The implementation of the new regime has been broadly welcomed across Spain’s restructuring ecosystem. Although the reforms have yet to be fully tested, there is cautious optimism that the new framework will help preserve the value of companies and prevent companies from collapsing. The new regime mirrors even more than before the UK’s Scheme of Arrangement, which allows most companies and lenders to restructure their debt, but it is not an insolvency process.

Under the old framework, many restructuring proceedings filed in Spain saw companies end up in administration with limited prospects of recovery for creditors.

The new system, however, is designed to tackle distress earlier, allow for debt restructurings to proceed if they are supported by a majority of creditors, and avoid situations where individual creditors are blocking sensible restructuring plans.

For the first time, the new rules include detailed provisions for “intra-class, cross-class and shareholders cramdown” situations (where restructuring plans are approved by a court over the objection of creditors (or shareholders, where applicable) provided it is fair and equitable). These provisions will improve the chances of restructuring plans progressing even if certain classes of creditors or shareholders are opposed to the plan.

The new framework also includes business unit disposal provisions, similar to the UK’s pre-pack regime, where deals with rescue buyers can be lined up and executed prior to a company commencing an insolvency process. The Spanish rules will require the appointment of an independent expert to assess bids and ensure that deals are scrutinized, with the hope of salvaging the profitable parts of troubled businesses.

Another key shift is the focus on simplifying and speeding up the insolvency procedures for microenterprises, which have smaller stakeholder groups and less complex capital structures.

Keeping it local

The new restructuring toolkit, it is hoped, will stop Spanish debtors from jurisdiction shopping, particularly in the UK, where the Scheme of Arrangement regime has attracted a steady stream of Spanish debtors in recent years.

Under the previous Spanish restructuring framework, restructuring complex capital structures that included bonds, loans, mezzanine and payment-in-kind debt was very difficult and often pushed debtors to look elsewhere for restructuring options.

The introduction of the “homologación” judicial process in 2014, which moved Spain closer to the UK Scheme of Arrangement, made complex restructurings slightly easier to execute, but even this was not sufficient to stop debtors from looking abroad for better solutions. 

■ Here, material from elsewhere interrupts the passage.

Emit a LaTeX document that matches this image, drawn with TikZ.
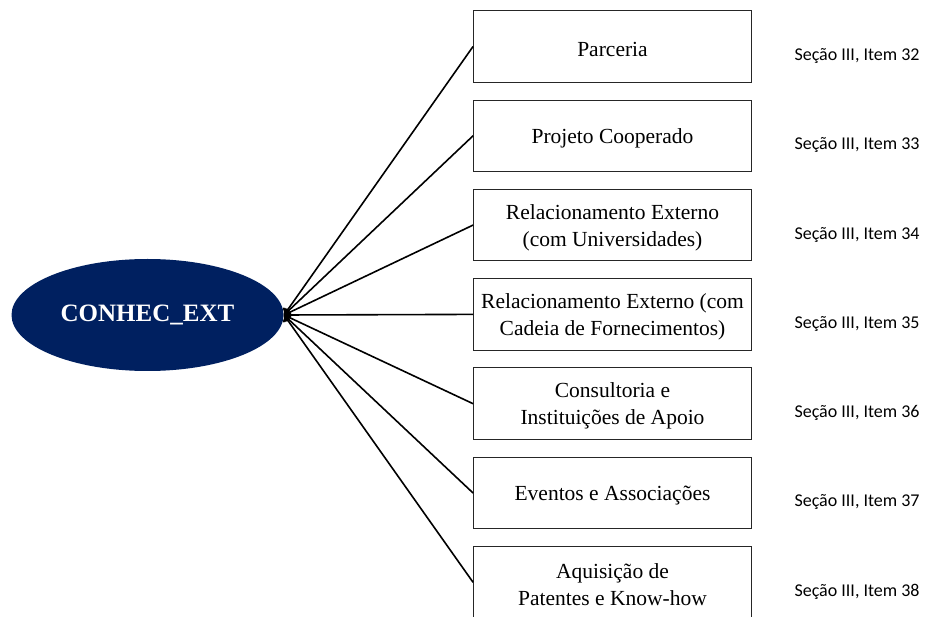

In 2022, for example—prior to the adoption of Spain’s new insolvency regime—Spanish real estate and non-performing loan platform Haya Real Estate proceeded with its restructuring under the UK Scheme of Arrangement. In doing so, it followed Spanish infrastructure business OHL and Spanish paper manufacturer Lecta.

OHL’s successful restructuring under the UK Scheme of Arrangement was particularly significant. It demonstrated that UK procedures could still be used by Spanish debtors post-Brexit. Following its UK Scheme of Arrangement, however, OHL executed a standalone Spanish restructuring framework agreement sanctioned in Spain, thereby avoiding Spanish exequatur proceedings (a procedure allowing the enforcement of a judgement obtained in a foreign country in Spain), which had yet to be tested following the UK’s departure from the EU.

The new restructuring features introduced with the September reforms, however, may encourage large Spanish companies looking to restructure to use Spain’s regime. Spain has incorporated the attractive features of the UK Scheme of Arrangement in its new framework without the lingering post-Brexit uncertainty around the enforcement of UK judgements.

Ready to be tested

The Spanish restructuring community is now waiting to see how the market responds to the new reforms. Some debtors may have waited until the new regime was implemented in September 2022 before commencing any filings; thus, a clearer picture on the effectiveness of the reforms will likely emerge by the end of the first quarter in 2023.

The market will be watching to see what strategies borrowers pursue and how creditors view restructurings under the new regime.

With Fitch Ratings predicting spikes in European leveraged loan and high yield bond defaults, and European bankruptcies increasing by double-digits, there might be several case studies to review in the near future.